そして今、テスラの「モデルX」や「モデルY」を筆頭に、日産・アリア、トヨタ・bZ4Xなど、各社からバッテリーEV(BEV)のSUVが続々と登場しています。パワフルで静かな走行性能と、環境性能を両立したEVは、SUVの新たな魅力を引き出しています。
また、テクノロジーの進化も著しく、衝突被害軽減ブレーキやアダプティブ・クルーズ・コントロールといった先進運転支援システム(ADAS)は、もはや高級車だけの装備ではありません。スマートフォンと連携するインフォテインメントシステムやコネクテッドサービスも標準化され、SUVは単なる移動手段から、より安全で快適な「移動空間」へと進化を遂げています。
未来のSUV像
これから先の未来、SUVはどのように進化していくのでしょうか。

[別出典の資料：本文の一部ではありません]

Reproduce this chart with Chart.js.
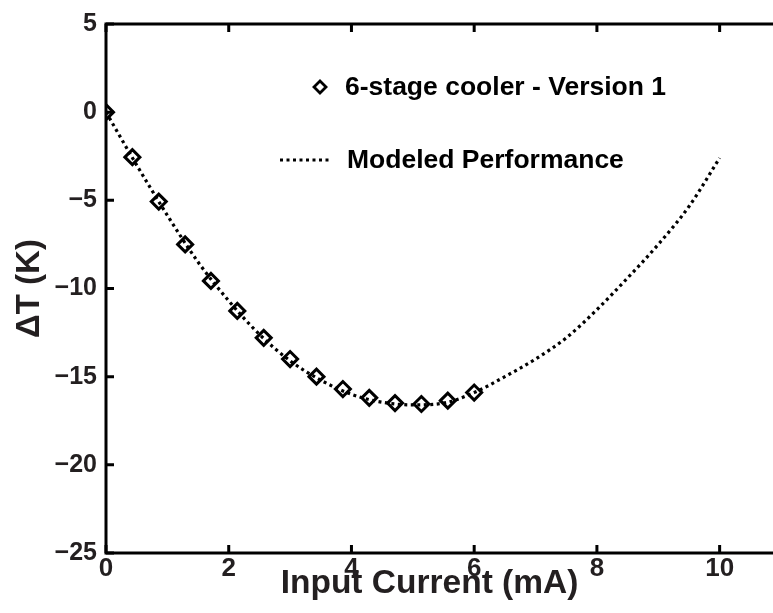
<!DOCTYPE html>
<html>
<head>
<meta charset="utf-8">
<script src="https://cdn.jsdelivr.net/npm/chart.js@4/dist/chart.umd.min.js"></script>
<style>
html,body{margin:0;padding:0;background:#fff;overflow:hidden;}
#wrap{width:773px;height:613px;overflow:hidden;position:relative;}
canvas{display:block;}
</style>
</head>
<body>
<div id="wrap"><canvas id="c" width="800" height="613"></canvas></div>
<script>
// ---- data ----
const measuredCurrent = [0, 0.43, 0.86, 1.29, 1.71, 2.14, 2.57, 3.0, 3.43, 3.86, 4.29, 4.71, 5.14, 5.57, 6.0];
const measuredDeltaT  = [0, -2.55, -5.07, -7.5, -9.57, -11.27, -12.8, -14.0, -15.0, -15.7, -16.2, -16.5, -16.55, -16.36, -15.9];
const modelCurrent = [0, 0.5, 1, 1.5, 2, 2.5, 3, 3.5, 4, 4.5, 5, 5.5, 6, 6.5, 7, 7.5, 8, 8.5, 9, 9.5, 10];
const modelDeltaT  = [0, -3.0, -5.85, -8.5, -10.7, -12.6, -14.1, -15.2, -16.0, -16.45, -16.6, -16.5, -15.9, -15.0, -14.0, -12.8, -11.2, -9.4, -7.5, -5.35, -2.6];
const xTicks = [0, 2, 4, 6, 8, 10];
const yTicks = [-25, -20, -15, -10, -5, 0, 5];
const seriesLabels = ['6-stage cooler - Version 1', 'Modeled Performance'];
const xTitle = 'Input Current (mA)';
const yTitle = '\u0394T (K)';

const FONT = '"Liberation Sans", Arial, Helvetica, sans-serif';
const TEXT = '#231f20';

const toXY = (xs, ys) => xs.map((x, i) => ({x: x, y: ys[i]}));

const framePlugin = {
  id: 'frame',
  afterDatasetsDraw(chart) {
    const {ctx, chartArea: a, scales: {x, y}} = chart;
    ctx.save();
    ctx.strokeStyle = '#000';
    ctx.lineWidth = 3;
    ctx.lineCap = 'butt';
    ctx.strokeRect(a.left, a.top, a.right - a.left, a.bottom - a.top);
    const tl = 8;
    ctx.beginPath();
    xTicks.forEach(v => {
      const px = x.getPixelForValue(v);
      ctx.moveTo(px, a.bottom); ctx.lineTo(px, a.bottom - tl);
      ctx.moveTo(px, a.top); ctx.lineTo(px, a.top + tl);
    });
    yTicks.forEach(v => {
      const py = y.getPixelForValue(v);
      ctx.moveTo(a.left, py); ctx.lineTo(a.left + tl, py);
      ctx.moveTo(a.right, py); ctx.lineTo(a.right - tl, py);
    });
    ctx.stroke();
    ctx.restore();
  }
};

const legendPlugin = {
  id: 'customLegend',
  afterDraw(chart) {
    const ctx = chart.ctx;
    const ds = chart.data.datasets;
    ctx.save();
    ctx.font = 'bold 26.5px ' + FONT;
    ctx.fillStyle = '#000';
    ctx.textBaseline = 'middle';
    ctx.textAlign = 'left';
    const r1y = 87, r2y = 160;
    ctx.strokeStyle = '#000';
    ctx.lineWidth = 2.8;
    ctx.beginPath();
    const cx = 320, h = 6;
    ctx.moveTo(cx, r1y - h); ctx.lineTo(cx + h, r1y); ctx.lineTo(cx, r1y + h); ctx.lineTo(cx - h, r1y); ctx.closePath();
    ctx.stroke();
    ctx.fillText(ds[0].label, 345, r1y + 1);
    ctx.lineWidth = 3;
    ctx.setLineDash([3, 3.5]);
    ctx.beginPath();
    ctx.moveTo(280, r2y); ctx.lineTo(329, r2y);
    ctx.stroke();
    ctx.setLineDash([]);
    ctx.fillText(ds[1].label, 347, r2y + 1);
    ctx.restore();
  }
};

new Chart(document.getElementById('c'), {
  type: 'scatter',
  data: {
    datasets: [
      {
        label: seriesLabels[0],
        data: toXY(measuredCurrent, measuredDeltaT),
        showLine: false,
        pointStyle: 'rectRot',
        pointRadius: 7.5,
        pointBorderWidth: 3,
        pointBorderColor: '#000',
        pointBackgroundColor: 'rgba(255,255,255,0)',
        order: 1
      },
      {
        label: seriesLabels[1],
        data: toXY(modelCurrent, modelDeltaT),
        showLine: true,
        borderColor: '#000',
        borderWidth: 3.2,
        borderDash: [3, 3.5],
        borderCapStyle: 'butt',
        cubicInterpolationMode: 'monotone',
        pointRadius: 0,
        fill: false,
        order: 2
      }
    ]
  },
  options: {
    responsive: false,
    animation: false,
    events: [],
    layout: {padding: {top: 19, right: 19, left: 0, bottom: 0}},
    plugins: {legend: {display: false}, tooltip: {enabled: false}},
    scales: {
      x: {
        type: 'linear',
        min: 0, max: 11,
        afterBuildTicks: s => { s.ticks = xTicks.map(v => ({value: v})); },
        afterFit: s => { s.height = 60; },
        grid: {display: false, drawTicks: false},
        border: {display: false},
        ticks: {
          padding: 0,
          color: TEXT,
          font: {family: FONT, size: 26, weight: 'bold'},
          maxRotation: 0,
          callback: v => String(v)
        },
        title: {
          display: true,
          text: xTitle + '   ',
          color: TEXT,
          font: {family: FONT, size: 33.5, weight: 'bold', lineHeight: 1},
          padding: {top: 0, bottom: 12}
        }
      },
      y: {
        type: 'linear',
        min: -25, max: 5,
        afterBuildTicks: s => { s.ticks = yTicks.map(v => ({value: v})); },
        afterFit: s => { s.width = 106; },
        grid: {display: false, drawTicks: false},
        border: {display: false},
        ticks: {
          padding: 9,
          color: TEXT,
          font: {family: FONT, size: 25, weight: 'bold'},
          callback: v => (v < 0 ? '\u2212' + Math.abs(v) : String(v))
        },
        title: {
          display: true,
          text: yTitle,
          color: TEXT,
          font: {family: FONT, size: 33, weight: 'bold', lineHeight: 1},
          padding: {top: 13, bottom: 0}
        }
      }
    }
  },
  plugins: [framePlugin, legendPlugin]
});
</script>
</body>
</html>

電動化の流れはさらに加速し、航続距離の伸長や充電インフラの整備が進むことで、BEVが主流となる時代が訪れるでしょう。また、自動運転技術との融合により、移動中の時間の使い方も大きく変わる可能性があります。
さらに、持続可能性への配慮から、リサイクル素材や植物由来の素材を内外装に積極的に採用する動きも活発化していくはずです。

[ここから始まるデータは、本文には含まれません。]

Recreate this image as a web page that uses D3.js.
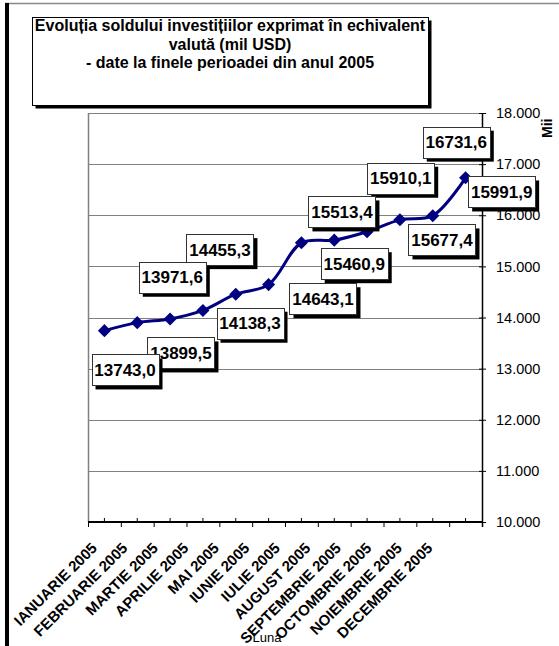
<!DOCTYPE html>
<html><head><meta charset="utf-8">
<script src="https://cdn.jsdelivr.net/npm/d3@7"></script>
<style>body{margin:0;background:#fff}svg{display:block;font-family:"Liberation Sans",Arial,sans-serif}</style>
</head><body>
<svg id="c" width="559" height="646"></svg>
<script>
const categories = ["IANUARIE 2005","FEBRUARIE 2005","MARTIE 2005","APRILIE 2005","MAI 2005","IUNIE 2005","IULIE 2005","AUGUST 2005","SEPTEMBRIE 2005","OCTOMBRIE 2005","NOIEMBRIE 2005","DECEMBRIE 2005"];
const values = [13743.0,13899.5,13971.6,14138.3,14455.3,14643.1,15460.9,15513.4,15677.4,15910.1,15991.9,16731.6];
const yTicks = [10000,11000,12000,13000,14000,15000,16000,17000,18000];
const titleLines = ["Evoluția soldului investițiilor exprimat în echivalent","valută (mil USD)","- date la finele perioadei din anul 2005"];
const xTitle = "Luna";
const yTitle = "Mii";
// label offsets (layout only): dx, dy from point to label centre
const labelOffsets = [[20.6,39.3],[43.7,30.3],[2.2,-41.7],[47.1,12.8],[-15.8,-44.6],[54.4,14.1],[52.8,20.9],[7.7,-28.2],[74.9,8.2],[0.8,-41.6],[68.9,-23.7],[-9.3,-35.7]];

const svg = d3.select("#c");
const L = 88, R = 482, T = 113, B = 522;
const loc = d3.formatLocale({decimal:",", thousands:".", grouping:[3], currency:["",""]});
const fTick = loc.format(",");
const fVal = loc.format(".1f");

// outer frame
svg.append("line").attr("x1",5).attr("x2",559).attr("y1",3.5).attr("y2",3.5).attr("stroke","#888").attr("stroke-width",1.5);
svg.append("rect").attr("x",5).attr("y",3).attr("width",4).attr("height",643).attr("fill","#000");

// title box
svg.append("rect").attr("x",35.5).attr("y",20.5).attr("width",396).attr("height",88).attr("fill","#000");
svg.append("rect").attr("x",32.5).attr("y",17.5).attr("width",396).attr("height",88).attr("fill","#fff").attr("stroke","#000").attr("stroke-width",1);
svg.append("g").selectAll("text").data(titleLines).join("text")
  .attr("x",230).attr("y",(d,i)=>31+i*18.5).attr("text-anchor","middle")
  .attr("font-size","16px").attr("font-weight","bold").text(d=>d);

const x = d3.scaleBand().domain(categories).range([L,R]).padding(0);
const y = d3.scaleLinear().domain([10000,18000]).range([B,T]);

// grid
svg.append("g").selectAll("line").data(yTicks.slice(1)).join("line")
  .attr("x1",L).attr("x2",R).attr("y1",d=>Math.round(y(d))+0.5).attr("y2",d=>Math.round(y(d))+0.5)
  .attr("stroke","#808080").attr("stroke-width",1);
// plot left border
svg.append("line").attr("x1",L+0.5).attr("x2",L+0.5).attr("y1",T).attr("y2",B).attr("stroke","#808080").attr("stroke-width",1.5);

// right axis
const ya = svg.append("g").attr("transform",`translate(${R},0)`)
  .call(d3.axisRight(y).tickValues(yTicks).tickFormat(fTick).tickSize(4).tickPadding(10));
ya.select(".domain").remove();
ya.selectAll(".tick line").attr("x1",-3).attr("x2",4).attr("stroke","#000");
ya.selectAll(".tick text").attr("font-size","14.5px").attr("font-family","Liberation Sans, Arial, sans-serif").attr("fill","#000");
svg.append("line").attr("x1",R+0.5).attr("x2",R+0.5).attr("y1",T).attr("y2",B+5).attr("stroke","#000").attr("stroke-width",1.5);

svg.append("text").attr("transform","translate(552,138) rotate(-90)").attr("font-size","14px").attr("font-weight","bold").text(yTitle);

// x axis
const boundaries = categories.map(c=>x(c)).concat([R]);
svg.append("g").selectAll("line").data(boundaries).join("line")
  .attr("x1",d=>d+0.5).attr("x2",d=>d+0.5).attr("y1",B).attr("y2",B+5).attr("stroke","#000");
svg.append("g").selectAll("line").data(categories).join("line")
  .attr("x1",d=>x(d)+x.bandwidth()/2).attr("x2",d=>x(d)+x.bandwidth()/2).attr("y1",B-4).attr("y2",B).attr("stroke","#000");
svg.append("line").attr("x1",L).attr("x2",R).attr("y1",B).attr("y2",B).attr("stroke","#000").attr("stroke-width",2);

const xl = d3.scalePoint().domain(categories).range([98,433.5]);
svg.append("g").selectAll("text").data(categories).join("text")
  .attr("transform",d=>`translate(${xl(d)},549) rotate(-45)`).attr("text-anchor","end")
  .attr("font-size","15px").attr("font-weight","bold").text(d=>d);
svg.append("text").attr("x",267).attr("y",642).attr("text-anchor","middle").attr("font-size","13px").text(xTitle);

// series
const pts = values.map((v,i)=>({c:categories[i],v,i,px:x(categories[i])+x.bandwidth()/2,py:y(v)}));
svg.append("path").datum(pts).attr("fill","none").attr("stroke","#000080").attr("stroke-width",3)
  .attr("d",d3.line().x(d=>d.px).y(d=>d.py).curve(d3.curveCatmullRom.alpha(0.5)));
svg.append("g").selectAll("path").data(pts).join("path")
  .attr("transform",d=>`translate(${d.px},${d.py}) rotate(45)`)
  .attr("d",d3.symbol(d3.symbolSquare,85)).attr("fill","#000080");

// data labels (draw reverse so earlier are on top)
const lg = svg.append("g");
pts.slice().reverse().forEach(d=>{
  const [dx,dy] = labelOffsets[d.i];
  const cx = d.px+dx, cy = d.py+dy, w=67, h=31;
  const g = lg.append("g");
  g.append("rect").attr("x",cx-w/2+4).attr("y",cy-h/2+4).attr("width",w).attr("height",h).attr("fill","#000");
  g.append("rect").attr("x",Math.round(cx-w/2)+0.5).attr("y",Math.round(cy-h/2)+0.5).attr("width",w).attr("height",h).attr("fill","#fff").attr("stroke","#333");
  g.append("text").attr("x",cx).attr("y",cy+6).attr("text-anchor","middle").attr("font-size","17px").attr("font-weight","bold").text(fVal(d.v));
});
</script>
</body></html>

しかし、どのような技術革新が起ころうとも、見晴らしの良い視界、広々とした空間、そしてどんな道でも走れそうな安心感といった、SUVがもたらす根源的な価値は変わらないでしょう。SUVはこれからも、時代の要請と人々の夢を乗せて、その姿を変えながら走り続けていくに違いありません。
まとめ:なぜ私たちはSUVに惹かれるのか?
軍用車両という実用一点張りの出自から、レジャーの相棒へ、そしてファミリーカーの主役、さらには自己表現のツールへと、SUVはその役割を大きく変えながら進化を続けてきました。その歴史は、まさしく私たちのライフスタイルの変化そのものを映し出す鏡と言えます。
私たちがSUVに惹かれるのは、その一台に「自由」の可能性を見るからかもしれません。平日の市街地から、週末のアウトドアフィールドまで、この車とならどこへでも行ける。家族や友人と、あるいは一人で、思い立った時に冒険に出かけられる。SUVは、そんな現代人の冒険心を静かに、そして力強く支えてくれる、最も頼もしいパートナーなのです。
その歴史を知ることで、あなたの愛車が、そして街で見かける一台一台のSUVが、また少し違って見えてくるのではないでしょうか。